At a news conference to discuss his revised budget plan for the fiscal year that begins July 1, Brown said Proposition 30, the measure approved by voters in November 2012 to increase personal income and state sales tax rates, was enough for now. Lawmakers are weighing bills that would impose new taxes or increase tax rates on specific items including bullets, sugary soda, oil extraction, and cigarettes.

“We just got a nice tax,” Brown said. “I think we ought to take a deep breath and show how we’re spending it in a wise way before we start looking around for more money.”

EZs ‘Work in Funny Ways.’

The governor’s plans to revamp the EZ program would hold steady on the $750 million in annual spending to promote job creation and economic development under the current program, but its structure would be completely different, Department of Finance officials told BNA.

Brown has been a critic of the EZ program, which he said fails to encourage new job creation and instead rewards companies for moving from one part of the state to another. He proposed to eliminate EZs entirely in 2010, but faced stiff opposition from fellow Democrats, as well as Republicans, and business groups.

“The enterprise zone works in funny ways,” Brown said at his news conference. “This is an effort to use this money to really create jobs.”

Brown would do away with the 42 designated enterprise zones throughout the state, and instead would push three statewide incentives that he said would be more efficient and effective at stimulating economic activity.

Statewide Sales Tax Exemption on Equipment

Under the proposal, the current sales tax credit under the EZ program would be shifted to a statewide, upfront sales tax exemption for manufacturing or biotech research and development equipment purchases. Instead of employers in the currently designated zones receiving a tax credit equivalent to the sales tax they paid on qualified manufacturing equipment after the fact, employers statewide would receive an exemption from the 4.25 percent sales tax on qualified equipment purchases.

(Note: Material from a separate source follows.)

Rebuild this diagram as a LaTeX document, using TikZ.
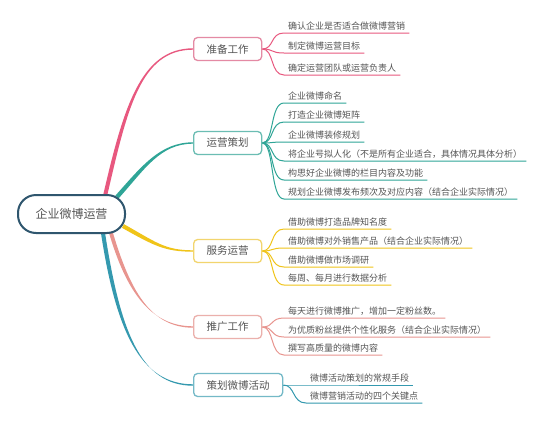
\documentclass[tikz,border=0pt]{standalone}
\usepackage{fontspec}
\setmainfont{Noto Sans CJK SC}
\usetikzlibrary{calc,backgrounds}
\definecolor{txt}{HTML}{555555}
\definecolor{rootc}{HTML}{2F566E}
\definecolor{pinkL}{HTML}{E8587F}
\definecolor{pinkB}{HTML}{E48AA4}
\definecolor{tealL}{HTML}{2FA597}
\definecolor{tealB}{HTML}{6BBDB3}
\definecolor{yelL}{HTML}{F0C419}
\definecolor{yelB}{HTML}{F2D56E}
\definecolor{salL}{HTML}{E8958F}
\definecolor{salB}{HTML}{EBB0AC}
\definecolor{blueL}{HTML}{3499AF}
\definecolor{blueB}{HTML}{74B9C7}
\newcommand{\tapercurve}[7]{%
 \fill[#1] ($(#2)+(#6,#7)$) .. controls ($(#3)+(#6,#7)$) and ($(#4)+(0,0.7)$) .. ($(#5)+(0,0.7)$) -- ($(#5)+(0,-0.7)$) .. controls ($(#4)+(0,-0.7)$) and ($(#3)-(#6,#7)$) .. ($(#2)-(#6,#7)$) -- cycle;}
\tikzset{
 rootbox/.style={draw=rootc, line width=2pt, fill=white, rounded corners=18pt, minimum width=107pt, minimum height=38pt, inner sep=0pt, font=\fontsize{12}{12}\selectfont, text=txt},
 branchbox/.style={draw=#1, line width=1.3pt, fill=white, rounded corners=4pt, minimum height=23pt, inner xsep=13pt, inner ysep=0pt, anchor=west, font=\fontsize{10.5}{10.5}\selectfont, text=txt},
 leaf/.style={anchor=south west, inner xsep=4pt, inner ysep=2.5pt, font=\fontsize{9}{9}\selectfont, text=txt},
 leafline/.style={draw=#1, line width=1pt},
}
\begin{document}
\begin{tikzpicture}[x=1pt,y=-1pt]
\useasboundingbox (0,0) rectangle (550,421);
% root
\node[rootbox] (root) at (71.5,214) {企业微博运营};
% branch nodes
\node[branchbox=pinkB] (b1) at (193,49) {准备工作};
\node[branchbox=tealB] (b2) at (193,143) {运营策划};
\node[branchbox=yelB] (b3) at (193,251) {服务运营};
\node[branchbox=salB] (b4) at (193,327) {推广工作};
\node[branchbox=blueB] (b5) at (193,385) {策划微博活动};
% root connector start points
\coordinate (s1) at (105,196);
\coordinate (s2) at (117,197);
\coordinate (s3) at (123,226);
\coordinate (s4) at (111,233);
\coordinate (s5) at (103,233);
% leaves of b1
\node[leaf] (l11) at (284,33) {确认企业是否适合做微博营销};
\node[leaf] (l12) at (284,53) {制定微博运营目标};
\node[leaf] (l13) at (284,75) {确定运营团队或运营负责人};
% leaves of b2
\node[leaf] (l21) at (284,103) {企业微博命名};
\node[leaf] (l22) at (284,122) {打造企业微博矩阵};
\node[leaf] (l23) at (284,142) {企业微博装修规划};
\node[leaf] (l24) at (284,161) {将企业号拟人化（不是所有企业适合，具体情况具体分析）};
\node[leaf] (l25) at (284,180) {构思好企业微博的栏目内容及功能};
\node[leaf] (l26) at (284,199) {规划企业微博发布频次及对应内容（结合企业实际情况）};
% leaves of b3
\node[leaf] (l31) at (284,229) {借助微博打造品牌知名度};
\node[leaf] (l32) at (284,248) {借助微博对外销售产品（结合企业实际情况）};
\node[leaf] (l33) at (284,267) {借助微博做市场调研};
\node[leaf] (l34) at (284,285) {每周、每月进行数据分析};
% leaves of b4
\node[leaf] (l41) at (284,318) {每天进行微博推广，增加一定粉丝数。};
\node[leaf] (l42) at (284,337) {为优质粉丝提供个性化服务（结合企业实际情况）};
\node[leaf] (l43) at (284,355) {撰写高质量的微博内容};
% leaves of b5
\node[leaf] (l51) at (306,385) {微博活动策划的常规手段};
\node[leaf] (l52) at (306,403) {微博营销活动的四个关键点};
\begin{scope}[on background layer]
\fill[white] (0,0) rectangle (550,421);
\tapercurve{pinkL}{s1}{125,110}{140,49}{b1.west}{2}{0.3}
\tapercurve{tealL}{s2}{143,168}{160,143}{b2.west}{1.6}{1.4}
\tapercurve{yelL}{s3}{155,244}{165,251}{b3.west}{-1}{1.8}
\tapercurve{salL}{s4}{128,290}{150,327}{b4.west}{1.8}{-0.6}
\tapercurve{blueL}{s5}{118,330}{140,385}{b5.west}{2}{-0.4}
\foreach \b/\l/\c in {b1/l11/pinkL,b1/l12/pinkL,b1/l13/pinkL,
  b2/l21/tealL,b2/l22/tealL,b2/l23/tealL,b2/l24/tealL,b2/l25/tealL,b2/l26/tealL,
  b3/l31/yelL,b3/l32/yelL,b3/l33/yelL,b3/l34/yelL,
  b4/l41/salL,b4/l42/salL,b4/l43/salL,
  b5/l51/blueL,b5/l52/blueL}{
  \draw[leafline=\c] (\b.east) .. controls +(12,0) and +(-14,0) .. (\l.south west) -- (\l.south east);
}
\end{scope}
\end{tikzpicture}
\end{document}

The sales tax exemption would apply to a maximum of $200 million in equipment purchases per employer per year, according to DOF.

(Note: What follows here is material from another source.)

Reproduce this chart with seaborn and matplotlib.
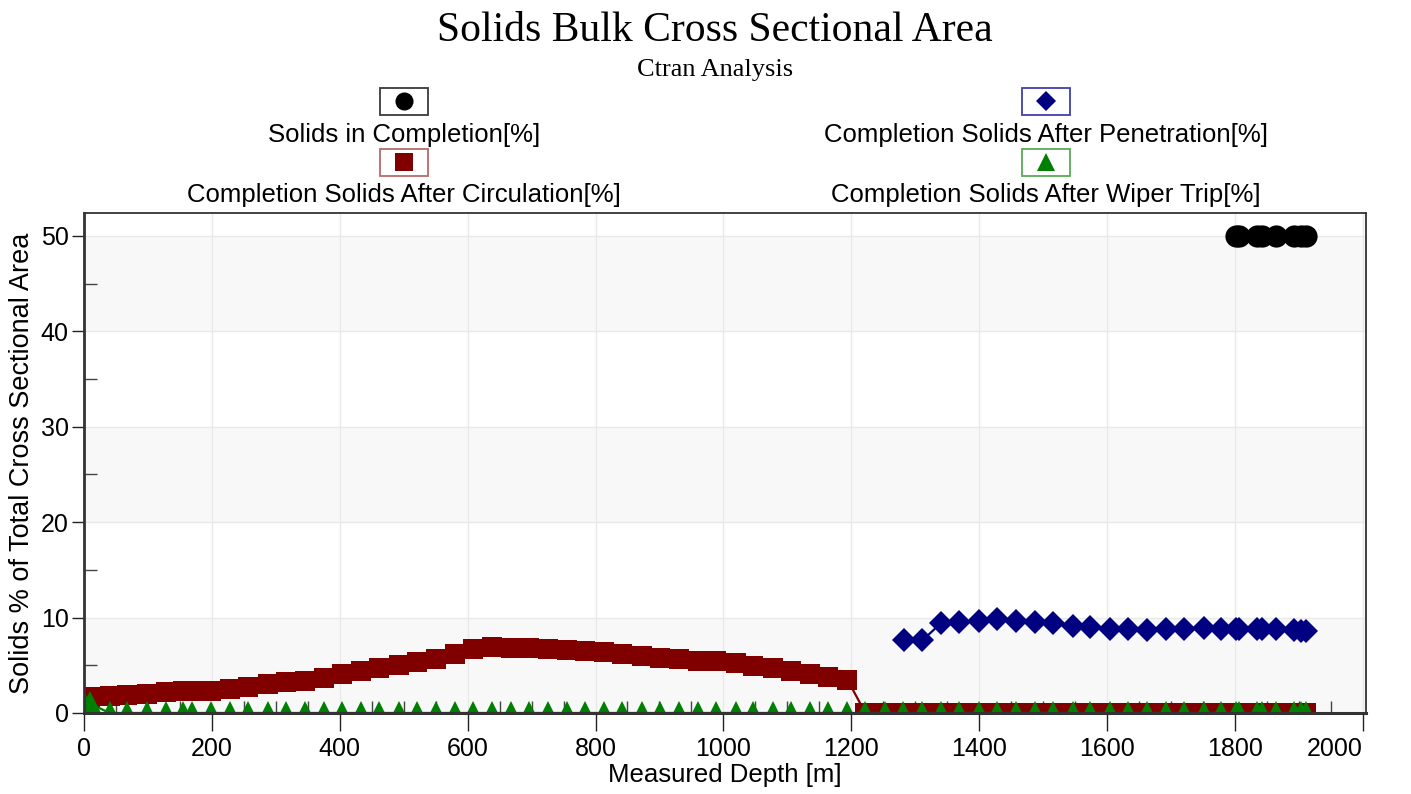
import matplotlib
matplotlib.use("Agg")
import matplotlib.pyplot as plt
from matplotlib.lines import Line2D
from matplotlib.patches import Rectangle
from matplotlib.ticker import MultipleLocator
import seaborn as sns

# measured depth [m] of the circulation / wiper trip samples
depth = [9, 40, 68, 98, 128, 155, 169, 198, 228, 257, 287, 316, 345, 375, 404,
         433, 462, 492, 521, 550, 580, 609, 638, 668, 696, 725, 755, 784, 813,
         842, 872, 901, 931, 960, 989, 1019, 1047, 1077, 1106, 1135, 1164, 1194,
         1222, 1252, 1281, 1311, 1340, 1369, 1399, 1428, 1458, 1487, 1516, 1546,
         1574, 1604, 1633, 1663, 1692, 1720, 1751, 1779, 1801, 1806, 1835, 1843,
         1864, 1892, 1903, 1911]
after_circulation = [1.7, 1.8, 1.9, 2.0, 2.2, 2.3, 2.35, 2.35, 2.5, 2.7, 3.0, 3.2,
                     3.4, 3.7, 4.1, 4.4, 4.7, 5.0, 5.3, 5.7, 6.2, 6.7, 6.9, 6.8,
                     6.8, 6.7, 6.6, 6.5, 6.4, 6.2, 6.0, 5.8, 5.65, 5.45, 5.4, 5.2,
                     4.95, 4.7, 4.45, 4.1, 3.8, 3.5,
                     0, 0, 0, 0, 0, 0, 0, 0, 0, 0, 0, 0, 0, 0,
                     0, 0, 0, 0, 0, 0, 0, 0, 0, 0, 0, 0, 0, 0]

wiper_depth = [2] + depth
after_wiper_trip = [0.8, 1.0,
                    0, 0, 0, 0, 0, 0, 0, 0, 0, 0, 0, 0, 0, 0, 0, 0, 0, 0, 0, 0, 0, 0, 0,
                    0, 0, 0, 0, 0, 0, 0, 0, 0, 0, 0, 0, 0, 0, 0, 0, 0, 0, 0, 0, 0, 0, 0,
                    0, 0, 0, 0, 0, 0, 0, 0, 0, 0, 0, 0, 0, 0, 0, 0, 0, 0, 0, 0, 0, 0, 0]

penetration_depth = [1283, 1311, 1340, 1369, 1399, 1428, 1458, 1487, 1516, 1546,
                     1574, 1604, 1633, 1663, 1692, 1720, 1751, 1779, 1801, 1806,
                     1835, 1843, 1864, 1892, 1903, 1911]
after_penetration = [7.6, 7.6, 9.4, 9.55, 9.65, 9.85, 9.65, 9.5, 9.4, 9.15, 9.05,
                     8.85, 8.8, 8.7, 8.8, 8.85, 8.95, 8.85, 8.85, 8.8, 8.85, 8.8,
                     8.8, 8.7, 8.6, 8.6]

completion_depth = [1801, 1806, 1835, 1843, 1864, 1892, 1903, 1911]
solids_in_completion = [50, 50, 50, 50, 50, 50, 50, 50]

names = ["Solids in Completion[%]", "Completion Solids After Penetration[%]",
         "Completion Solids After Circulation[%]", "Completion Solids After Wiper Trip[%]"]
colors = ["#000000", "#000080", "#800000", "#008000"]
markers = ["o", "D", "s", "^"]
msizes = [16, 12, 15, 17]
box_edges = ["#3a3a3a", "#4040a8", "#b86a6a", "#5aaa5a"]

sns.set_style("white")
plt.rcParams["font.family"] = ["Liberation Sans", "DejaVu Sans"]
plt.rcParams.update({"text.color": "black", "axes.labelcolor": "black",
                     "xtick.color": "black", "ytick.color": "black"})

W, H = 1411, 794
fig = plt.figure(figsize=(W / 100, H / 100), dpi=100)
ax = fig.add_axes([84 / W, 1 - 713 / H, (1366 - 84) / W, (713 - 213) / H])

for y0 in (0, 20, 40):
    ax.axhspan(y0, y0 + 10, color="#f8f8f8", zorder=0, lw=0)
ax.grid(True, color="#e9e9e9", lw=1)
ax.set_axisbelow(True)

series = [(completion_depth, solids_in_completion),
          (penetration_depth, after_penetration),
          (depth, after_circulation),
          (wiper_depth, after_wiper_trip)]
for (xs, ys), c, m, ms in zip(series, colors, markers, msizes):
    sns.lineplot(x=xs, y=ys, ax=ax, color=c, marker=m, markersize=ms,
                 markeredgewidth=0, linewidth=1.6, estimator=None, sort=False,
                 legend=False)

ax.set_xlim(0, 2005)
ax.set_ylim(0, 52.4)
xticks = list(range(0, 2001, 200))
ax.set_xticks(xticks, [str(t) for t in xticks])
ax.xaxis.set_minor_locator(MultipleLocator(50))
ax.yaxis.set_major_locator(MultipleLocator(10))
ax.yaxis.set_minor_locator(MultipleLocator(5))
ax.tick_params(which="major", axis="x", direction="out", length=13, width=1,
               color="#222222", labelcolor="black", labelsize=18, pad=4, bottom=True)
ax.tick_params(which="major", axis="y", direction="out", length=9, width=1,
               color="#222222", labelcolor="black", labelsize=18, pad=2, left=True)
ax.tick_params(which="minor", direction="in", length=9, width=1, color="#444444",
               bottom=True, left=True)
for s in ax.spines.values():
    s.set_color("#333333")
    s.set_linewidth(1.3)
ax.spines["left"].set_linewidth(2)
ax.spines["bottom"].set_linewidth(2.2)

# last depth label is pulled inside the figure edge
ax.get_xticklabels()[-1].set_horizontalalignment("right")

ax.set_xlabel("Measured Depth [m]", fontsize=18.5, labelpad=2, color="black")
ax.set_ylabel("Solids % of Total Cross Sectional Area", fontsize=19.5, labelpad=4,
              color="black")

fig.text(715 / W, 1 - 31 / H, "Solids Bulk Cross Sectional Area",
         family="Liberation Serif", fontsize=30, ha="center", va="center", color="black")
fig.text(715 / W, 1 - 70 / H, "Ctran Analysis",
         family="Liberation Serif", fontsize=19, ha="center", va="center", color="black")

# legend: boxed marker above each label, two columns
legend_slots = [(404, 101, 135), (1046, 101, 135), (404, 162, 195), (1046, 162, 195)]
for (cx, by, ty), name, c, m, edge in zip(legend_slots, names, colors, markers, box_edges):
    fig.add_artist(Rectangle(((cx - 24) / W, 1 - (by + 13.5) / H), 48 / W, 27 / H,
                             transform=fig.transFigure, facecolor="white",
                             edgecolor=edge, lw=1.3))
    lm = {"o": 13, "D": 10, "s": 12.5, "^": 13}[m]
    fig.add_artist(Line2D([cx / W], [1 - by / H], transform=fig.transFigure,
                          marker=m, color=c, markersize=lm, markeredgewidth=0,
                          linestyle="none"))
    fig.text(cx / W, 1 - ty / H, name, fontsize=18.5, ha="center", va="center",
             color="black")

fig.savefig("out.png", dpi=100)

The governor also would refine the New Jobs Hiring Credit, which was created in 2009 to provide a credit of up to $3,000 for full-time employees hired by businesses with 20 or fewer employees. The credit would be available specifically for hiring long-term unemployed workers, unemployed veterans, and people receiving public assistance.

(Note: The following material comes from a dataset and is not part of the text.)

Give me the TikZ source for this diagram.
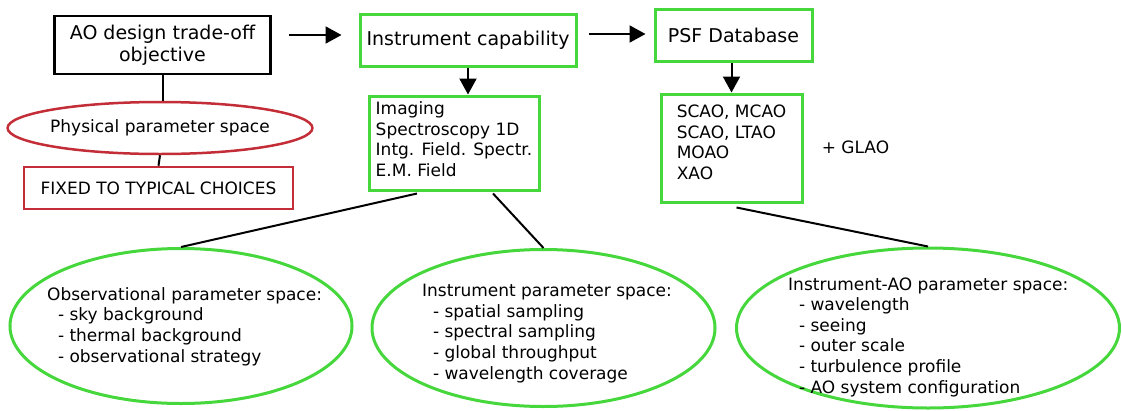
\documentclass[tikz,border=0pt]{standalone}
\usepackage{fontspec}
\setmainfont{DejaVu Sans}
\usetikzlibrary{shapes.geometric,arrows.meta}

\definecolor{boxgreen}{RGB}{70,215,60}
\definecolor{boxred}{RGB}{195,45,55}

\tikzset{
  bigtext/.style={font=\fontsize{19}{22}\selectfont},
  smalltext/.style={font=\fontsize{17}{20.6}\selectfont},
  gbox/.style={draw=boxgreen, line width=3pt, inner sep=0pt},
  rbox/.style={draw=boxred, line width=2.5pt, inner sep=0pt},
  kbox/.style={draw=black, line width=2.5pt, inner sep=0pt},
  garea/.style={ellipse, draw=boxgreen, line width=3pt, inner sep=0pt},
  listtext/.style={smalltext, align=left, anchor=base west, inner sep=0pt},
  link/.style={draw=black, line width=2pt},
  flow/.style={link, -{Triangle[length=16pt,width=17pt]}},
}

\begin{document}
\begin{tikzpicture}[x=1pt, y=-1pt]
\useasboundingbox (0,0) rectangle (1122,410);

% top row
\node[kbox, bigtext, align=center, minimum width=216, minimum height=58] (ao) at (162.5,45) {AO design trade-off\\objective};
\node[gbox, bigtext, minimum width=216, minimum height=52] (inst) at (468,40) {Instrument capability};
\node[gbox, bigtext, minimum width=157, minimum height=52] (psf) at (733.5,35.5) {PSF Database};

% second row
\node[gbox, smalltext, align=left, minimum width=170, minimum height=94, text depth=8] (img) at (454,143)
  {Imaging\\Spectroscopy 1D\\Intg. Field. Spectr.\\E.M. Field};
\node[gbox, smalltext, align=left, minimum width=141, minimum height=108, text depth=12] (scao) at (731.5,148)
  {SCAO, MCAO\\SCAO, LTAO\\MOAO\\XAO};
\node[smalltext] (glao) at (855.5,147) {+ GLAO};

% left column
\node[ellipse, rbox, smalltext, inner xsep=-2pt, minimum width=304, minimum height=52] (phys) at (160,128) {Physical parameter space};
\node[rbox, smalltext, minimum width=269, minimum height=42] (fixed) at (158.5,188) {FIXED TO TYPICAL CHOICES};

% parameter spaces (text anchored on last line)
\node[garea, minimum width=342, minimum height=155] (obs) at (181,326) {};
\node[listtext] (obstxt) at (47,362)
  {Observational parameter space:\\\ \ - sky background\\\ \ - thermal background\\\ \ - observational strategy};
\node[garea, minimum width=343, minimum height=157] (ins) at (543.5,328) {};
\node[listtext] (instxt) at (422,379)
  {Instrument parameter space:\\\ \ - spatial sampling\\\ \ - spectral sampling\\\ \ - global throughput\\\ \ - wavelength coverage};
\node[garea, minimum width=383, minimum height=160] (aop) at (928,328) {};
\node[listtext] (aoptxt) at (788,393)
  {Instrument-AO parameter space:\\\ \ - wavelength\\\ \ - seeing\\\ \ - outer scale\\\ \ - turbulence profile\\\ \ - AO system configuration};

% arrows
\draw[flow, shorten <=17pt, shorten >=17pt] ([yshift=10pt]ao.east) -- ([yshift=10pt]ao.east -| inst.west);
\draw[flow, shorten <=11pt, shorten >=8pt] ([yshift=6pt]inst.east) -- ([yshift=6pt]inst.east -| psf.west);
\draw[flow] (inst.south) -- (inst.south |- img.north);
\draw[flow] ([xshift=-2pt]psf.south) -- ([xshift=-2pt]psf.south |- scao.north);

% plain links
\draw[link] (ao.south) -- (ao.south |- phys.north);
\draw[link] (phys.south) -- (fixed.north);
\draw[link] ([xshift=-37pt, yshift=-2pt]img.south) -- (obs.north);
\draw[link] ([xshift=39pt, yshift=-2pt]img.south) -- (ins.north);
\draw[link] ([xshift=5pt, yshift=-4pt]scao.south) -- (aop.north);
\end{tikzpicture}
\end{document}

Statewide Tax Credit Fund for Job Creation

Brown also called for creation of a statewide program called California Competes Recruitment and Retention Fund, which would be administered by the governor’s Office of Business and Economic Development, known as GO-Biz.

Through the new program, employers could apply for hiring credits and other incentives for locating or expanding their business, or retaining workers in California, according to DOF. The amount of credits administered by GO-Biz would not be unlimited as the current EZ program credits are, but would be capped statewide.

The new program also would carve out a certain amount of the total credits and incentives to be allocated only to small businesses.

The current EZ program offers credits of up to $37,000 for hiring workers who fall into one of 16 eligible categories in the 42 designated zones. Employers of any size are eligible for the credit, and can claim the credit for an unlimited number of workers.

Changes Would Be in Budget Package

Brown’s overhaul of the EZ program would be in separate legislation that would be included in the overall spending package for the next fiscal year. At the same time, the governor’s Department of Housing and Community Development has proposed regulations that would change the rules for claiming credits and incentives under the current EZ program. In addition, several bills are pending to make major changes to enterprise zones.

Although the governor’s office released few details about his proposal to change the EZ program, the program’s supporters said May 14 it appears the governor would be effectively eliminating it.

“We understand there are criticisms of Enterprise Zones and we support efforts to make legitimate improvements that strengthen Enterprise Zones,” Craig Johnson, president of the California Association of Enterprise Zones, said in a news release. “But they must be done in a way that preserves the program’s essential economic and community development benefits and does not harm the businesses and individuals the program is intended to benefit.”

Overall Budget Reduces Deficit

Overall, Brown said the new budget plan greatly reduces the state’s chronic budget deficit from about $20 billion when he took office in 2010 to $4.7 billion, thanks in part to voter passage of Proposition 30. So far, the governor said, revenue in the current fiscal year is $2.8 billion higher than expected.

Most of the new revenue would be spent on K-12 education under Brown’s revised plan, which updates his budget proposal unveiled in January with new revenue and spending estimates.

The overall budget includes $96.3 billion in general fund spending, or a 0.7 percent increase over the current year’s spending of $95.6 billion.
Lawmakers will now debate the governor’s proposal and have until June 15 to adopt a spending plan for the next fiscal year.